Leave out the pictures and copy everything else below exactly.

┏━━

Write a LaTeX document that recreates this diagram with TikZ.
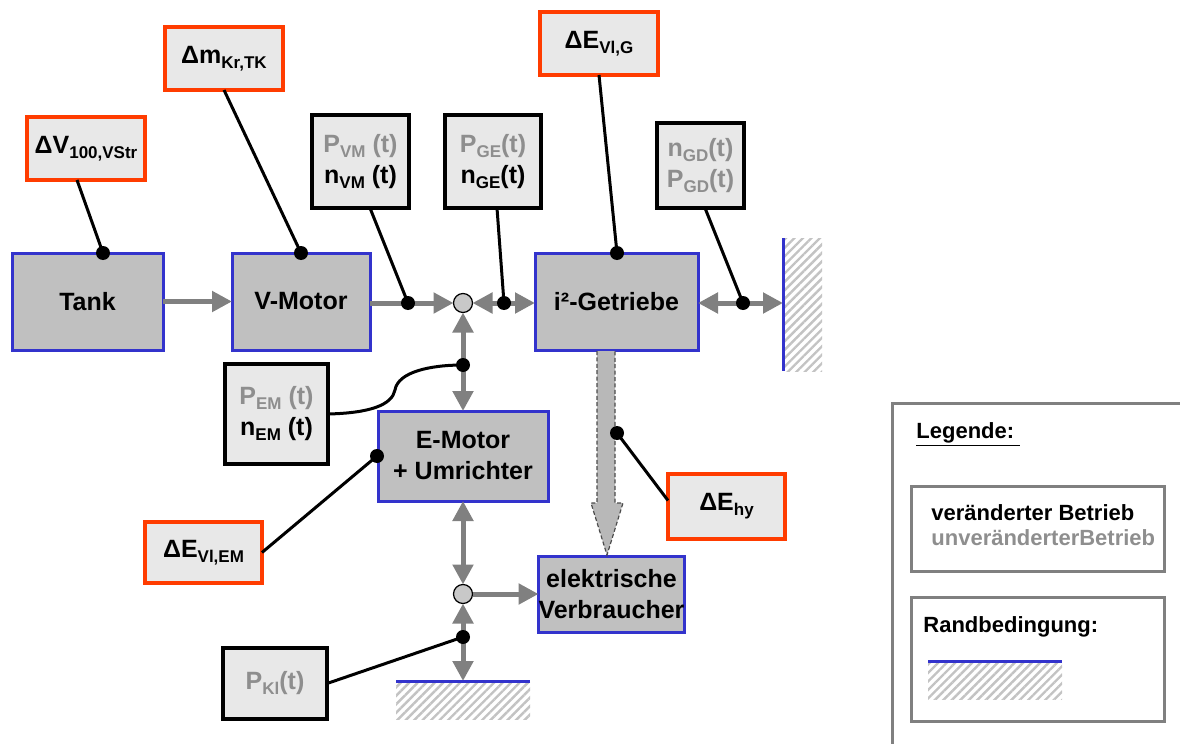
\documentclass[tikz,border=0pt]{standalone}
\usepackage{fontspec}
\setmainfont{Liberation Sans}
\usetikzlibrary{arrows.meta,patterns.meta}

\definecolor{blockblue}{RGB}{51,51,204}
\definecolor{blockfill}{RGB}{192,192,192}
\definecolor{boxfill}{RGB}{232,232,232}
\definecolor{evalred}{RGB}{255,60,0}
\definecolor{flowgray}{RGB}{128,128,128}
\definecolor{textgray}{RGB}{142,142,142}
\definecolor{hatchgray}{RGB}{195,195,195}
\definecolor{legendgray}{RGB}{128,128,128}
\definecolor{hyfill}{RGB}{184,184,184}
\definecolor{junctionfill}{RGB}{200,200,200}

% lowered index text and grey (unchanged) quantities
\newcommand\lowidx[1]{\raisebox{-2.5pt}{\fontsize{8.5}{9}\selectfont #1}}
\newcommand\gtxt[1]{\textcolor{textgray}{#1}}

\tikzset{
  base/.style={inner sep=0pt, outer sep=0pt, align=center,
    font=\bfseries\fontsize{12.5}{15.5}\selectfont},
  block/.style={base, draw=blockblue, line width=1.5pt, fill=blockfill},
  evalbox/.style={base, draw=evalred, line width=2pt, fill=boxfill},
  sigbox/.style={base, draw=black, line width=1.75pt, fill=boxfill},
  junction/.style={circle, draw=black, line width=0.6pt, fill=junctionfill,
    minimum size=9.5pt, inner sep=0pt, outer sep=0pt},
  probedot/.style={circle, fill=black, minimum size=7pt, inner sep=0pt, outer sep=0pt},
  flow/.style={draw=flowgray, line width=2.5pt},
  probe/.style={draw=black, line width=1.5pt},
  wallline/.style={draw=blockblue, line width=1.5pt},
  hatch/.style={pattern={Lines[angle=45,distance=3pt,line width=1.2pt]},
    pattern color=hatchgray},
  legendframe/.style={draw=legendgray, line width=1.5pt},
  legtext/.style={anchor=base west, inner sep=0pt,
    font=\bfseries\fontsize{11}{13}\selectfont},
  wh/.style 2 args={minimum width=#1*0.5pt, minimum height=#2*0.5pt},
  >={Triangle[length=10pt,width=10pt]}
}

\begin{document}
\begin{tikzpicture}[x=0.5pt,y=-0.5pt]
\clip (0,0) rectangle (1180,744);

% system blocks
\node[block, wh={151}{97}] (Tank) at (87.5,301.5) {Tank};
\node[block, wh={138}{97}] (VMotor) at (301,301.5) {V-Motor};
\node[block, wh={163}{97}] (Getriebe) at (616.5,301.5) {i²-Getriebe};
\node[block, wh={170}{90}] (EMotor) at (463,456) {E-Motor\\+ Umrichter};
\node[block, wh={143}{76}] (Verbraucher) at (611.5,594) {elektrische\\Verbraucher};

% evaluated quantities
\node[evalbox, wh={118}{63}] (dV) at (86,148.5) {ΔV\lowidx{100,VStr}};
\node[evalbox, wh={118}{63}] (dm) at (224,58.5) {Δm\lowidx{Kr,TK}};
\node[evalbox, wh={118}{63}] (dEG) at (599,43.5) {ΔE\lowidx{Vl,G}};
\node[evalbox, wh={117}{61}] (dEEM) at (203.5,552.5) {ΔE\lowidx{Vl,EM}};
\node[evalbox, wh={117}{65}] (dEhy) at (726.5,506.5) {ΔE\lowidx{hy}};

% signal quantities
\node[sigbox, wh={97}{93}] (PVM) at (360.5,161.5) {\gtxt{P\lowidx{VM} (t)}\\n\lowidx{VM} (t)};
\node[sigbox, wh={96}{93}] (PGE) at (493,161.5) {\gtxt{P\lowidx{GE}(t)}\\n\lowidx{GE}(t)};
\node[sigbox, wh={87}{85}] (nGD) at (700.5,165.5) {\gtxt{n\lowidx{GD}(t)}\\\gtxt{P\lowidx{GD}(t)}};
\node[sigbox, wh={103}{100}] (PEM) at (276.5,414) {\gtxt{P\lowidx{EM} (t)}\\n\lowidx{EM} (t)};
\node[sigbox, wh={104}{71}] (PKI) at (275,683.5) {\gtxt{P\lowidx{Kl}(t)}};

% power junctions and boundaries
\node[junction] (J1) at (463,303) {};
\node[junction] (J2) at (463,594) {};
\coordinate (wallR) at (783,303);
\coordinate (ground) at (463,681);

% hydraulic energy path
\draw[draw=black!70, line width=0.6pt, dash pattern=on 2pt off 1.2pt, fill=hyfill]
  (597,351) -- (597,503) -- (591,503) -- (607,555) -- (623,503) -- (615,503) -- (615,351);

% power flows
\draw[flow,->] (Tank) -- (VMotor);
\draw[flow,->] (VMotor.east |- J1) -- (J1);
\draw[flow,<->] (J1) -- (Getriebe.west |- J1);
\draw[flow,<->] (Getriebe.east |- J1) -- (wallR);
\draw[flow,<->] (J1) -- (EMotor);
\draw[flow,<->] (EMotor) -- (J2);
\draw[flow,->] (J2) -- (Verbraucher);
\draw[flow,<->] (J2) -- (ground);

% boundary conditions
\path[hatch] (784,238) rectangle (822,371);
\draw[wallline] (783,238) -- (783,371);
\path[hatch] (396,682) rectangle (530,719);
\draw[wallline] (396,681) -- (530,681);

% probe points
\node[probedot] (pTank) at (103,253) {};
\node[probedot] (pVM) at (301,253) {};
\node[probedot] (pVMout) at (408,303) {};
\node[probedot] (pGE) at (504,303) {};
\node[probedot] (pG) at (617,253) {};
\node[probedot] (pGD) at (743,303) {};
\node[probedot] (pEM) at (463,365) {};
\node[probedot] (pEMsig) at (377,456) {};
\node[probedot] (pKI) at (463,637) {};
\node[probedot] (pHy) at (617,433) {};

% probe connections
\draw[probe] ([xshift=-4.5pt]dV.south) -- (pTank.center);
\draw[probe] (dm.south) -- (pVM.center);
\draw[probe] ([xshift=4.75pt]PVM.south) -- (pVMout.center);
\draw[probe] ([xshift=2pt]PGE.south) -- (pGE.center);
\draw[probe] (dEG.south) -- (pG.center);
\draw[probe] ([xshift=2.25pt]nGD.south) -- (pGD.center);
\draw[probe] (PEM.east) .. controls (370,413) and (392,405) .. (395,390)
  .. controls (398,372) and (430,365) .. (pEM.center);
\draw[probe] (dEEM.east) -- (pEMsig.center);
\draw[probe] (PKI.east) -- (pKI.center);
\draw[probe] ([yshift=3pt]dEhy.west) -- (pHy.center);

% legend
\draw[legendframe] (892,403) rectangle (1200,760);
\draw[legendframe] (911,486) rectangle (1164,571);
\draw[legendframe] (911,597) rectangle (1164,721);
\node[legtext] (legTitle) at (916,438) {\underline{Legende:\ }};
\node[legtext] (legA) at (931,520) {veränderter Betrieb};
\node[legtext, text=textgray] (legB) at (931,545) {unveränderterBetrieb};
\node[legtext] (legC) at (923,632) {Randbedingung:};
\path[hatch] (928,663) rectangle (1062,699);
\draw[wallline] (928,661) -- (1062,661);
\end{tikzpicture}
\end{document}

┗━━

Task answer:
Write a LaTeX document that recreates this diagram with TikZ.
\documentclass[tikz,border=0pt]{standalone}
\usepackage{fontspec}
\setmainfont{Liberation Sans}
\usetikzlibrary{arrows.meta,patterns.meta}

\definecolor{blockblue}{RGB}{51,51,204}
\definecolor{blockfill}{RGB}{192,192,192}
\definecolor{boxfill}{RGB}{232,232,232}
\definecolor{evalred}{RGB}{255,60,0}
\definecolor{flowgray}{RGB}{128,128,128}
\definecolor{textgray}{RGB}{142,142,142}
\definecolor{hatchgray}{RGB}{195,195,195}
\definecolor{legendgray}{RGB}{128,128,128}
\definecolor{hyfill}{RGB}{184,184,184}
\definecolor{junctionfill}{RGB}{200,200,200}

% lowered index text and grey (unchanged) quantities
\newcommand\lowidx[1]{\raisebox{-2.5pt}{\fontsize{8.5}{9}\selectfont #1}}
\newcommand\gtxt[1]{\textcolor{textgray}{#1}}

\tikzset{
  base/.style={inner sep=0pt, outer sep=0pt, align=center,
    font=\bfseries\fontsize{12.5}{15.5}\selectfont},
  block/.style={base, draw=blockblue, line width=1.5pt, fill=blockfill},
  evalbox/.style={base, draw=evalred, line width=2pt, fill=boxfill},
  sigbox/.style={base, draw=black, line width=1.75pt, fill=boxfill},
  junction/.style={circle, draw=black, line width=0.6pt, fill=junctionfill,
    minimum size=9.5pt, inner sep=0pt, outer sep=0pt},
  probedot/.style={circle, fill=black, minimum size=7pt, inner sep=0pt, outer sep=0pt},
  flow/.style={draw=flowgray, line width=2.5pt},
  probe/.style={draw=black, line width=1.5pt},
  wallline/.style={draw=blockblue, line width=1.5pt},
  hatch/.style={pattern={Lines[angle=45,distance=3pt,line width=1.2pt]},
    pattern color=hatchgray},
  legendframe/.style={draw=legendgray, line width=1.5pt},
  legtext/.style={anchor=base west, inner sep=0pt,
    font=\bfseries\fontsize{11}{13}\selectfont},
  wh/.style 2 args={minimum width=#1*0.5pt, minimum height=#2*0.5pt},
  >={Triangle[length=10pt,width=10pt]}
}

\begin{document}
\begin{tikzpicture}[x=0.5pt,y=-0.5pt]
\clip (0,0) rectangle (1180,744);

% system blocks
\node[block, wh={151}{97}] (Tank) at (87.5,301.5) {Tank};
\node[block, wh={138}{97}] (VMotor) at (301,301.5) {V-Motor};
\node[block, wh={163}{97}] (Getriebe) at (616.5,301.5) {i²-Getriebe};
\node[block, wh={170}{90}] (EMotor) at (463,456) {E-Motor\\+ Umrichter};
\node[block, wh={143}{76}] (Verbraucher) at (611.5,594) {elektrische\\Verbraucher};

% evaluated quantities
\node[evalbox, wh={118}{63}] (dV) at (86,148.5) {ΔV\lowidx{100,VStr}};
\node[evalbox, wh={118}{63}] (dm) at (224,58.5) {Δm\lowidx{Kr,TK}};
\node[evalbox, wh={118}{63}] (dEG) at (599,43.5) {ΔE\lowidx{Vl,G}};
\node[evalbox, wh={117}{61}] (dEEM) at (203.5,552.5) {ΔE\lowidx{Vl,EM}};
\node[evalbox, wh={117}{65}] (dEhy) at (726.5,506.5) {ΔE\lowidx{hy}};

% signal quantities
\node[sigbox, wh={97}{93}] (PVM) at (360.5,161.5) {\gtxt{P\lowidx{VM} (t)}\\n\lowidx{VM} (t)};
\node[sigbox, wh={96}{93}] (PGE) at (493,161.5) {\gtxt{P\lowidx{GE}(t)}\\n\lowidx{GE}(t)};
\node[sigbox, wh={87}{85}] (nGD) at (700.5,165.5) {\gtxt{n\lowidx{GD}(t)}\\\gtxt{P\lowidx{GD}(t)}};
\node[sigbox, wh={103}{100}] (PEM) at (276.5,414) {\gtxt{P\lowidx{EM} (t)}\\n\lowidx{EM} (t)};
\node[sigbox, wh={104}{71}] (PKI) at (275,683.5) {\gtxt{P\lowidx{Kl}(t)}};

% power junctions and boundaries
\node[junction] (J1) at (463,303) {};
\node[junction] (J2) at (463,594) {};
\coordinate (wallR) at (783,303);
\coordinate (ground) at (463,681);

% hydraulic energy path
\draw[draw=black!70, line width=0.6pt, dash pattern=on 2pt off 1.2pt, fill=hyfill]
  (597,351) -- (597,503) -- (591,503) -- (607,555) -- (623,503) -- (615,503) -- (615,351);

% power flows
\draw[flow,->] (Tank) -- (VMotor);
\draw[flow,->] (VMotor.east |- J1) -- (J1);
\draw[flow,<->] (J1) -- (Getriebe.west |- J1);
\draw[flow,<->] (Getriebe.east |- J1) -- (wallR);
\draw[flow,<->] (J1) -- (EMotor);
\draw[flow,<->] (EMotor) -- (J2);
\draw[flow,->] (J2) -- (Verbraucher);
\draw[flow,<->] (J2) -- (ground);

% boundary conditions
\path[hatch] (784,238) rectangle (822,371);
\draw[wallline] (783,238) -- (783,371);
\path[hatch] (396,682) rectangle (530,719);
\draw[wallline] (396,681) -- (530,681);

% probe points
\node[probedot] (pTank) at (103,253) {};
\node[probedot] (pVM) at (301,253) {};
\node[probedot] (pVMout) at (408,303) {};
\node[probedot] (pGE) at (504,303) {};
\node[probedot] (pG) at (617,253) {};
\node[probedot] (pGD) at (743,303) {};
\node[probedot] (pEM) at (463,365) {};
\node[probedot] (pEMsig) at (377,456) {};
\node[probedot] (pKI) at (463,637) {};
\node[probedot] (pHy) at (617,433) {};

% probe connections
\draw[probe] ([xshift=-4.5pt]dV.south) -- (pTank.center);
\draw[probe] (dm.south) -- (pVM.center);
\draw[probe] ([xshift=4.75pt]PVM.south) -- (pVMout.center);
\draw[probe] ([xshift=2pt]PGE.south) -- (pGE.center);
\draw[probe] (dEG.south) -- (pG.center);
\draw[probe] ([xshift=2.25pt]nGD.south) -- (pGD.center);
\draw[probe] (PEM.east) .. controls (370,413) and (392,405) .. (395,390)
  .. controls (398,372) and (430,365) .. (pEM.center);
\draw[probe] (dEEM.east) -- (pEMsig.center);
\draw[probe] (PKI.east) -- (pKI.center);
\draw[probe] ([yshift=3pt]dEhy.west) -- (pHy.center);

% legend
\draw[legendframe] (892,403) rectangle (1200,760);
\draw[legendframe] (911,486) rectangle (1164,571);
\draw[legendframe] (911,597) rectangle (1164,721);
\node[legtext] (legTitle) at (916,438) {\underline{Legende:\ }};
\node[legtext] (legA) at (931,520) {veränderter Betrieb};
\node[legtext, text=textgray] (legB) at (931,545) {unveränderterBetrieb};
\node[legtext] (legC) at (923,632) {Randbedingung:};
\path[hatch] (928,663) rectangle (1062,699);
\draw[wallline] (928,661) -- (1062,661);
\end{tikzpicture}
\end{document}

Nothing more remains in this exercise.